Pricing dimensions SHALL be classified as either required or optional for each resource type.
Implementations SHOULD preserve all provider-specific pricing dimensions in addition to the PRISM canonical dimensions.
Universal pricing dimensions
The following pricing dimensions SHALL be supported for all resource types:
a) Region - the geographic deployment location;
b) Billing Account - the account or subscription to which charges are attributed;
c) Pricing Model - on-demand, reserved, spot, or committed use;
d) Currency - the billing currency (ISO 4217 code).
Compute-specific dimensions
Compute resources SHALL additionally support:
a) Instance Family - the hardware generation and optimization profile;
b) vCPU Count - the number of virtual CPUs;
c) Memory (GiB) - the amount of allocated memory;
d) Operating System - the base operating system;
e) Tenancy - shared, dedicated, or host.
Usage metrics and measurement
Usage metrics SHALL be reported using SI units where applicable.
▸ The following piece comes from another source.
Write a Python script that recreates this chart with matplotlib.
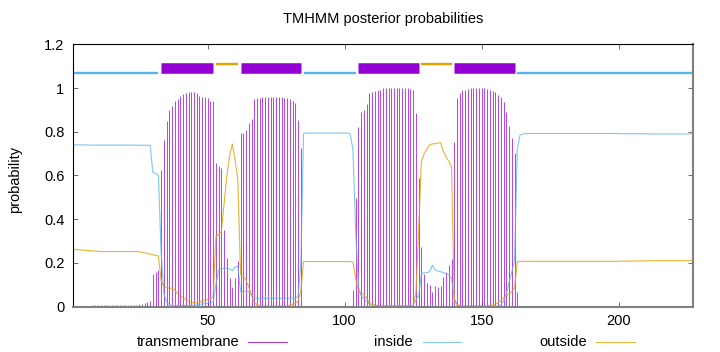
import numpy as np
import matplotlib
matplotlib.use('Agg')
import matplotlib.pyplot as plt
from matplotlib.lines import Line2D

plt.rcParams['font.family'] = ['Liberation Sans', 'DejaVu Sans']
plt.rcParams['font.size'] = 10.5

# posterior probabilities per residue (1..227)
transmembrane = [
    0, 0, 0, 0, 0.004, 0.004, 0.004, 0.005, 0.006, 0.008,
    0.009, 0.009, 0.009, 0.009, 0.009, 0.009, 0.009, 0.009, 0.009, 0.009,
    0.009, 0.009, 0.009, 0.009, 0.011, 0.013, 0.016, 0.02, 0.025, 0.148,
    0.157, 0.168, 0.625, 0.762, 0.85, 0.90, 0.919, 0.942, 0.951, 0.965,
    0.972, 0.977, 0.982, 0.983, 0.982, 0.976, 0.964, 0.958, 0.958, 0.953,
    0.942, 0.94, 0.656, 0.643, 0.633, 0.351, 0.224, 0.13, 0.09, 0.13,
    0.21, 0.793, 0.793, 0.81, 0.838, 0.86, 0.95, 0.953, 0.955, 0.957,
    0.957, 0.957, 0.958, 0.958, 0.958, 0.957, 0.957, 0.956, 0.955, 0.95,
    0.942, 0.93, 0.854, 0.724, 0.001, 0, 0, 0, 0, 0,
    0, 0, 0, 0, 0, 0, 0, 0, 0, 0,
    0, 0, 0.076, 0.495, 0.823, 0.892, 0.9, 0.925, 0.976, 0.98,
    0.988, 0.99, 0.993, 0.998, 0.998, 0.998, 0.998, 0.998, 0.998, 0.998,
    0.998, 0.998, 0.998, 0.995, 0.99, 0.884, 0.587, 0.274, 0.15, 0.11,
    0.1, 0.065, 0.095, 0.09, 0.095, 0.135, 0.16, 0.19, 0.22, 0.752,
    0.953, 0.979, 0.99, 0.993, 0.996, 0.998, 0.998, 0.998, 0.998, 0.998,
    0.998, 0.996, 0.99, 0.985, 0.98, 0.97, 0.958, 0.935, 0.89, 0.825,
    0.77, 0.704, 0.069, 0.003, 0, 0, 0, 0, 0, 0,
    0, 0, 0, 0, 0, 0, 0, 0, 0, 0,
    0, 0, 0, 0, 0, 0, 0, 0, 0, 0,
    0, 0, 0, 0, 0, 0, 0, 0, 0, 0,
    0, 0, 0, 0, 0, 0, 0, 0, 0, 0,
    0, 0, 0, 0, 0, 0, 0, 0, 0, 0,
    0, 0, 0, 0, 0, 0, 0,
]

inside = [
    0.74, 0.74, 0.74, 0.74, 0.74, 0.739, 0.739, 0.739, 0.739, 0.739,
    0.739, 0.739, 0.739, 0.739, 0.739, 0.739, 0.739, 0.739, 0.739, 0.739,
    0.739, 0.739, 0.739, 0.739, 0.738, 0.738, 0.738, 0.738, 0.737, 0.613,
    0.61, 0.60, 0.25, 0.06, 0.023, 0.008, 0.006, 0.005, 0.005, 0.005,
    0.005, 0.005, 0.005, 0.005, 0.006, 0.008, 0.01, 0.012, 0.014, 0.016,
    0.018, 0.02, 0.1, 0.165, 0.172, 0.175, 0.175, 0.172, 0.165, 0.18,
    0.185, 0.069, 0.07, 0.07, 0.068, 0.055, 0.04, 0.038, 0.038, 0.038,
    0.038, 0.038, 0.038, 0.038, 0.038, 0.038, 0.038, 0.038, 0.038, 0.038,
    0.039, 0.04, 0.045, 0.2, 0.793, 0.794, 0.794, 0.794, 0.794, 0.794,
    0.794, 0.794, 0.794, 0.794, 0.794, 0.794, 0.794, 0.794, 0.794, 0.794,
    0.794, 0.79, 0.72, 0.35, 0.09, 0.05, 0.035, 0.025, 0.012, 0.008,
    0.005, 0.003, 0.003, 0.003, 0.003, 0.003, 0.003, 0.003, 0.003, 0.003,
    0.003, 0.003, 0.003, 0.003, 0.004, 0.03, 0.05, 0.15, 0.155, 0.155,
    0.16, 0.19, 0.168, 0.163, 0.16, 0.155, 0.15, 0.145, 0.13, 0.04,
    0.008, 0.003, 0.002, 0.002, 0.002, 0.002, 0.002, 0.002, 0.002, 0.002,
    0.002, 0.002, 0.002, 0.002, 0.002, 0.003, 0.008, 0.025, 0.06, 0.11,
    0.16, 0.21, 0.72, 0.785, 0.79, 0.791, 0.792, 0.792, 0.792, 0.792,
    0.792, 0.792, 0.792, 0.792, 0.792, 0.792, 0.792, 0.792, 0.792, 0.792,
    0.792, 0.792, 0.792, 0.792, 0.792, 0.792, 0.792, 0.792, 0.792, 0.792,
    0.792, 0.792, 0.792, 0.792, 0.792, 0.792, 0.792, 0.792, 0.792, 0.792,
    0.791, 0.791, 0.791, 0.791, 0.791, 0.791, 0.791, 0.791, 0.791, 0.791,
    0.790, 0.790, 0.790, 0.790, 0.790, 0.790, 0.790, 0.790, 0.790, 0.790,
    0.790, 0.790, 0.790, 0.790, 0.790, 0.790, 0.790,
]

outside = [
    0.262, 0.261, 0.26, 0.259, 0.258, 0.257, 0.256, 0.255, 0.254, 0.253,
    0.252, 0.252, 0.252, 0.252, 0.252, 0.252, 0.252, 0.252, 0.252, 0.252,
    0.252, 0.252, 0.252, 0.252, 0.251, 0.249, 0.246, 0.243, 0.24, 0.237,
    0.234, 0.232, 0.12, 0.09, 0.087, 0.085, 0.083, 0.075, 0.06, 0.05,
    0.04, 0.032, 0.026, 0.02, 0.017, 0.016, 0.018, 0.028, 0.03, 0.032,
    0.038, 0.045, 0.32, 0.33, 0.345, 0.47, 0.6, 0.69, 0.744, 0.67,
    0.58, 0.145, 0.14, 0.12, 0.09, 0.05, 0.02, 0.008, 0.004, 0.003,
    0.003, 0.003, 0.003, 0.003, 0.003, 0.003, 0.003, 0.003, 0.003, 0.006,
    0.01, 0.015, 0.025, 0.07, 0.206, 0.206, 0.206, 0.206, 0.206, 0.206,
    0.206, 0.206, 0.206, 0.206, 0.206, 0.206, 0.206, 0.206, 0.206, 0.206,
    0.206, 0.206, 0.204, 0.13, 0.07, 0.06, 0.055, 0.04, 0.015, 0.01,
    0.006, 0.004, 0.003, 0.002, 0.002, 0.002, 0.002, 0.002, 0.002, 0.002,
    0.002, 0.002, 0.002, 0.003, 0.005, 0.06, 0.35, 0.66, 0.70, 0.72,
    0.74, 0.745, 0.745, 0.748, 0.75, 0.71, 0.685, 0.665, 0.64, 0.03,
    0.01, 0.005, 0.003, 0.002, 0.002, 0.002, 0.002, 0.002, 0.002, 0.002,
    0.002, 0.003, 0.005, 0.008, 0.012, 0.018, 0.028, 0.04, 0.05, 0.058,
    0.068, 0.085, 0.207, 0.207, 0.207, 0.207, 0.207, 0.207, 0.207, 0.207,
    0.207, 0.207, 0.207, 0.207, 0.207, 0.207, 0.207, 0.207, 0.207, 0.207,
    0.207, 0.207, 0.207, 0.207, 0.207, 0.207, 0.207, 0.207, 0.207, 0.207,
    0.207, 0.207, 0.207, 0.207, 0.207, 0.207, 0.207, 0.207, 0.207, 0.207,
    0.208, 0.208, 0.208, 0.208, 0.208, 0.209, 0.209, 0.209, 0.209, 0.209,
    0.210, 0.210, 0.210, 0.210, 0.210, 0.210, 0.210, 0.210, 0.210, 0.210,
    0.210, 0.210, 0.210, 0.210, 0.210, 0.210, 0.210,
]

# predicted topology segments shown above the curves
seg_start = [1, 33, 53, 62, 85, 105, 128, 140, 163]
seg_end = [32, 52, 61, 84, 104, 127, 139, 162, 227]
seg_kind = ['inside', 'TMhelix', 'outside', 'TMhelix', 'inside',
            'TMhelix', 'outside', 'TMhelix', 'inside']

residues = np.arange(1, len(transmembrane) + 1)

c_tm = '#9400d3'
c_in = '#56b4e9'
c_out = '#e69f00'

fig = plt.figure(figsize=(7.2, 3.52), dpi=100)
ax = fig.add_axes([0.102, 0.129, 0.860, 0.745])

ax.vlines(residues, 0, transmembrane, colors=c_tm, lw=0.75, alpha=0.7)
ax.plot(residues, inside, color=c_in, lw=0.8, alpha=0.75)
ax.plot(residues, outside, color=c_out, lw=0.8, alpha=0.8)

seg_style = {
    'inside': (1.071, c_in, 1.7),
    'outside': (1.112, c_out, 1.7),
    'TMhelix': (1.091, c_tm, 7.6),
}
for s, e, k in zip(seg_start, seg_end, seg_kind):
    lvl, col, w = seg_style[k]
    ax.plot([s, e], [lvl, lvl], color=col, lw=w, solid_capstyle='butt')

ax.set_xlim(1, 227)
ax.set_ylim(0, 1.2)
ax.set_xticks([50, 100, 150, 200])
ax.set_yticks([0, 0.2, 0.4, 0.6, 0.8, 1.0, 1.2])
ax.set_yticklabels(['0', '0.2', '0.4', '0.6', '0.8', '1', '1.2'])
ax.tick_params(direction='in', top=True, right=True, length=3.5, width=0.6,
               color='#555555')
ax.tick_params(axis='x', pad=5)
ax.tick_params(axis='y', pad=6.5)

for side in ['left', 'top']:
    ax.spines[side].set_color('black')
    ax.spines[side].set_linewidth(0.8)
for side in ['bottom', 'right']:
    ax.spines[side].set_color('#808080')
    ax.spines[side].set_linewidth(1.5)

fig.text(0.532, 0.946, 'TMHMM posterior probabilities', ha='center', va='center')
fig.text(0.021, 0.49, 'probability', rotation=90, ha='center', va='center')

# legend along the bottom, gnuplot style: label then line sample
legend_items = [('transmembrane', c_tm, 239, 248, 287),
                ('inside', c_in, 413, 423, 461),
                ('outside', c_out, 587, 596, 635)]
ly = 1 - 341.7 / 352
for label, col, tx, x0, x1 in legend_items:
    fig.text(tx / 720, ly, label, ha='right', va='center')
    fig.add_artist(Line2D([x0 / 720, x1 / 720], [ly, ly], color=col, lw=0.8,
                          alpha=0.75, transform=fig.transFigure))

fig.savefig('out.png', dpi=100)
Time-based metrics SHALL use hours as the base unit.
Data volume metrics SHALL use gigabytes (GB) as the base unit, defined as 10^9 bytes.
Organizations MAY report additional provider-specific metrics alongside the PRISM canonical metrics.
Data interchange format
Cost records conforming to this standard SHALL be represented in the PRISM interchange format as specified in Annex A.
The interchange format SHALL support both JSON and CSV representations.
Implementations SHALL include all required fields as defined in Table 1 of Annex A.
Annex A (normative) - Data interchange schema
This annex defines the required and optional fields for PRISM cost records.
Table A.1 specifies the column definitions, data types, and cardinality for each field in the PRISM interchange format.
Implementations SHALL validate cost records against this schema before interchange.
Annex B (informative) - Provider mapping examples
This annex provides informative examples of how major cloud provider resource types map to PRISM canonical types.
Table B.1 shows mappings for Amazon Web Services (AWS).
Table B.2 shows mappings for Microsoft Azure.
Table B.3 shows mappings for Google Cloud Platform (GCP).
NOTE: These mappings are provided for guidance only and may change as providers update their service catalogs.
Bibliography
[1] FinOps Foundation, "FinOps Framework," 2025.
[2] NIST SP 800-145, "The NIST Definition of Cloud Computing."
[3] ISO/IEC 22123-1:2023, "Cloud computing - Concepts and terminology."
[4] Cloud Security Alliance, "Cloud Controls Matrix v4.0."
[5] IFO4 Technical Report TR-001:2026, "Cloud Cost Data Quality Requirements."